The Corner

Exhausted by Obama?

I gather that a very long, tedious, self-absorbed, and self-congratulatory speech was shown on a number of the TV networks last night. Let me offer, as a change of pace, an example of the exact opposite — a succinct, profound, and moving address (audio available here) by the Archbishop of Canterbury, who was here in New York on Monday to accept the Campion Award from the Jesuits of America magazine. The choice of the leader of the Anglican Church to receive a prize named after a Catholic martyr of the English Reformation has been found scandalous by the sort of people who find that sort of thing scandalous. But the Archbishop’s remarks fit the occasion superbly: He reflected on “the fathomlessness of grace,” martyrdom as an assertion of human dignity and of the limitless nature of human possibility, the Christian life as one of forgiveness and reconciliation — and speculated on the tantalizing (but unproven) possibility of a meeting between William Shakespeare and St.
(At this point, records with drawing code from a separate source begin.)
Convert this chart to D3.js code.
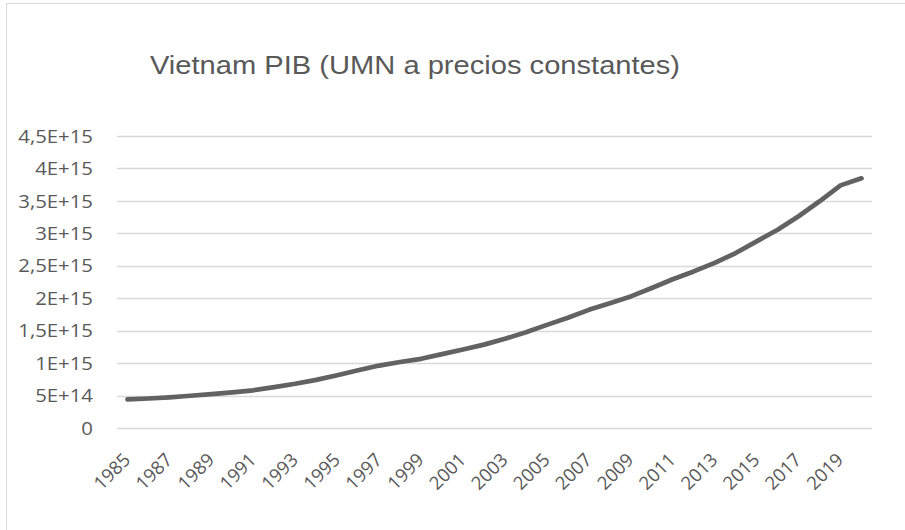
<!DOCTYPE html>
<html>
<head>
<meta charset="utf-8">
<script src="https://cdn.jsdelivr.net/npm/d3@7"></script>
<style>
  html, body { margin: 0; padding: 0; background: #fff; }
  svg { display: block; }
</style>
</head>
<body>
<svg id="chart" width="905" height="530"></svg>
<script>
const chartTitle = "Vietnam PIB (UMN a precios constantes)";
const years = [1985,1986,1987,1988,1989,1990,1991,1992,1993,1994,1995,1996,1997,1998,1999,2000,
  2001,2002,2003,2004,2005,2006,2007,2008,2009,2010,2011,2012,2013,2014,2015,2016,2017,2018,2019,2020];
const gdp = [0.440e15,0.455e15,0.473e15,0.497e15,0.522e15,0.549e15,0.581e15,0.631e15,0.682e15,0.742e15,
  0.813e15,0.889e15,0.962e15,1.017e15,1.066e15,1.138e15,1.209e15,1.285e15,1.374e15,1.477e15,
  1.589e15,1.700e15,1.821e15,1.924e15,2.028e15,2.158e15,2.293e15,2.413e15,2.544e15,2.696e15,
  2.876e15,3.055e15,3.263e15,3.494e15,3.739e15,3.848e15];
const xTickLabels = ["1985","1987","1989","1991","1993","1995","1997","1999","2001","2003","2005",
  "2007","2009","2011","2013","2015","2017","2019"];
const yTickValues = [0,5e14,1e15,1.5e15,2e15,2.5e15,3e15,3.5e15,4e15,4.5e15];
const yTickLabels = ["0","5E+14","1E+15","1,5E+15","2E+15","2,5E+15","3E+15","3,5E+15","4E+15","4,5E+15"];

const data = years.map((y, i) => ({ year: y, value: gdp[i] }));
const svg = d3.select("#chart");

// chart frame (right and bottom edges fall outside the picture)
svg.append("rect")
  .attr("x", 6.5).attr("y", 3.5).attr("width", 920).attr("height", 560)
  .attr("fill", "#fff").attr("stroke", "#d9d9d9").attr("stroke-width", 1);

const plot = { left: 117, right: 872, top: 136, bottom: 428 };

const x = d3.scaleBand().domain(years.map(String)).range([plot.left, plot.right]);
const y = d3.scaleLinear().domain([0, 4.5e15]).range([plot.bottom, plot.top]);

// title
svg.append("text")
  .attr("transform", "translate(415,74) scale(1.12,1)")
  .attr("text-anchor", "middle")
  .attr("font-family", "'Liberation Sans', Arial, sans-serif")
  .attr("font-size", 26)
  .attr("fill", "#595959")
  .text(chartTitle);

// gridlines
svg.append("g").selectAll("line").data(yTickValues).join("line")
  .attr("x1", plot.left).attr("x2", plot.right)
  .attr("y1", d => Math.round(y(d)) + 0.5).attr("y2", d => Math.round(y(d)) + 0.5)
  .attr("stroke", "#d9d9d9").attr("stroke-width", 1.3);

// y labels
svg.append("g").selectAll("text").data(yTickValues).join("text")
  .attr("transform", d => `translate(93,${y(d)}) scale(1.1,1)`)
  .attr("dy", "0.36em")
  .attr("text-anchor", "end")
  .attr("font-family", "'Open Sans', sans-serif")
  .attr("font-size", 18.5)
  .attr("fill", "#595959")
  .text((d, i) => yTickLabels[i]);

// x labels
svg.append("g").selectAll("text").data(xTickLabels).join("text")
  .attr("transform", d => `translate(${x(d) + x.bandwidth() / 2 + 4},461) rotate(-45)`)
  .attr("text-anchor", "end")
  .attr("font-family", "'Open Sans', sans-serif")
  .attr("font-size", 18.5)
  .attr("fill", "#595959")
  .text(d => d);

// line
const line = d3.line()
  .x(d => x(String(d.year)) + x.bandwidth() / 2)
  .y(d => y(d.value));

svg.append("path")
  .datum(data)
  .attr("d", line)
  .attr("fill", "none")
  .attr("stroke", "#626262")
  .attr("stroke-width", 4.7)
  .attr("stroke-linejoin", "round")
  .attr("stroke-linecap", "round");
</script>
</body>
</html>
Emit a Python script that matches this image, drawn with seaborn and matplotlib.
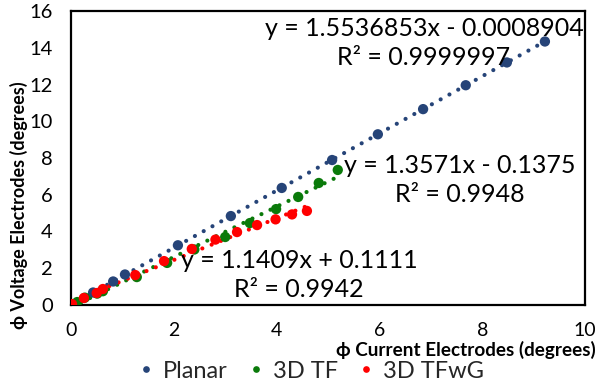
import numpy as np
import pandas as pd
import matplotlib
matplotlib.use("Agg")
import matplotlib.pyplot as plt
import seaborn as sns

# ---- data ----
planar_x = [0.02, 0.43, 0.82, 1.05, 2.08, 3.11, 4.10, 5.08, 5.97, 6.85, 7.68, 8.48, 9.22]
planar_y = [0.02, 0.68, 1.28, 1.66, 3.25, 4.84, 6.37, 7.89, 9.29, 10.66, 11.96, 13.20, 14.34]

tf_x = [0.02, 0.12, 0.27, 0.51, 0.62, 1.28, 1.87, 2.40, 3.00, 3.48, 3.99, 4.42, 4.82, 5.19]
tf_y = [0.00, 0.16, 0.40, 0.62, 0.75, 1.52, 2.29, 3.02, 3.70, 4.46, 5.22, 5.88, 6.64, 7.35]

tfwg_x = [0.02, 0.25, 0.50, 0.62, 1.25, 1.81, 2.35, 2.81, 3.23, 3.62, 3.98, 4.30, 4.59]
tfwg_y = [0.05, 0.38, 0.65, 0.87, 1.63, 2.39, 3.05, 3.56, 3.97, 4.35, 4.66, 4.93, 5.12]

series_names = ["Planar", "3D TF", "3D TFwG"]
equations = ["y = 1.5536853x - 0.0008904\nR² = 0.9999997",
             "y = 1.3571x - 0.1375\nR² = 0.9948",
             "y = 1.1409x + 0.1111\nR² = 0.9942"]
x_label = "ϕ Current Electrodes (degrees)"
y_label = "ϕ Voltage Electrodes (degrees)"

colors = {"Planar": "#264478", "3D TF": "#0A7A0A", "3D TFwG": "#FF0000"}

df = pd.concat([
    pd.DataFrame({"x": planar_x, "y": planar_y, "series": "Planar"}),
    pd.DataFrame({"x": tf_x, "y": tf_y, "series": "3D TF"}),
    pd.DataFrame({"x": tfwg_x, "y": tfwg_y, "series": "3D TFwG"}),
], ignore_index=True)

sns.set_theme(style="white")
plt.rcParams["font.family"] = ["Lato", "DejaVu Sans"]

fig = plt.figure(figsize=(6.02, 3.83), dpi=100)
ax = fig.add_axes([71/602, 1 - 305/383, 514/602, 294/383])

# trendlines
for name in series_names:
    sub = df[df.series == name]
    sns.regplot(data=sub, x="x", y="y", ax=ax, scatter=False, ci=None,
                color=colors[name],
                line_kws=dict(linestyle=(0, (0.01, 2.4)), linewidth=3.0,
                              dash_capstyle="round", zorder=2))

sns.scatterplot(data=df, x="x", y="y", hue="series", hue_order=series_names,
                palette=colors, s=55, edgecolor="none", ax=ax, zorder=3,
                legend=True)

ax.set_xlim(0, 10)
ax.set_ylim(0, 16)
ax.set_xticks(np.arange(0, 11, 2))
ax.set_yticks(np.arange(0, 17, 2))
ax.tick_params(axis="both", length=0, labelsize=14.5, colors="#000000")
ax.tick_params(axis="x", pad=12, labelsize=14)
ax.tick_params(axis="y", pad=13)
for sp in ax.spines.values():
    sp.set_color("black")
    sp.set_linewidth(1.6)

ax.set_xlabel(x_label, fontsize=13.6, fontweight="bold", color="black")
ax.set_ylabel(y_label, fontsize=13.0, fontweight="bold", color="black")
ax.xaxis.set_label_coords(0.768, -0.123)
ax.yaxis.set_label_coords(-0.084, 0.34)

ann_pos = [(424, 43), (460, 180), (299, 275)]
for txt, (px, py) in zip(equations, ann_pos):
    ax.text(px / 602, 1 - py / 383, txt, transform=fig.transFigure,
            ha="center", va="center", multialignment="center",
            fontsize=18, color="black", linespacing=1.3)

leg = ax.legend(loc="center", bbox_to_anchor=(312 / 602, 1 - 371 / 383),
                bbox_transform=fig.transFigure, ncol=3, frameon=False,
                fontsize=17, handlelength=0.5, handletextpad=0.45,
                columnspacing=0.95, markerscale=0.65, title=None,
                borderpad=0.0)

fig.savefig("out.png", dpi=100)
Edmund Campion. All this — in a speech of just twelve minutes. I have had some reservations about some of Dr. Williams’s speeches and writings over the years. His political lucubrations are occasionally untutored; his style of writing, on purely theological issues, is often so clotted as to leave the reader in doubt as to what his point actually is. But I must give credit where credit is due: He certainly rose to this occasion.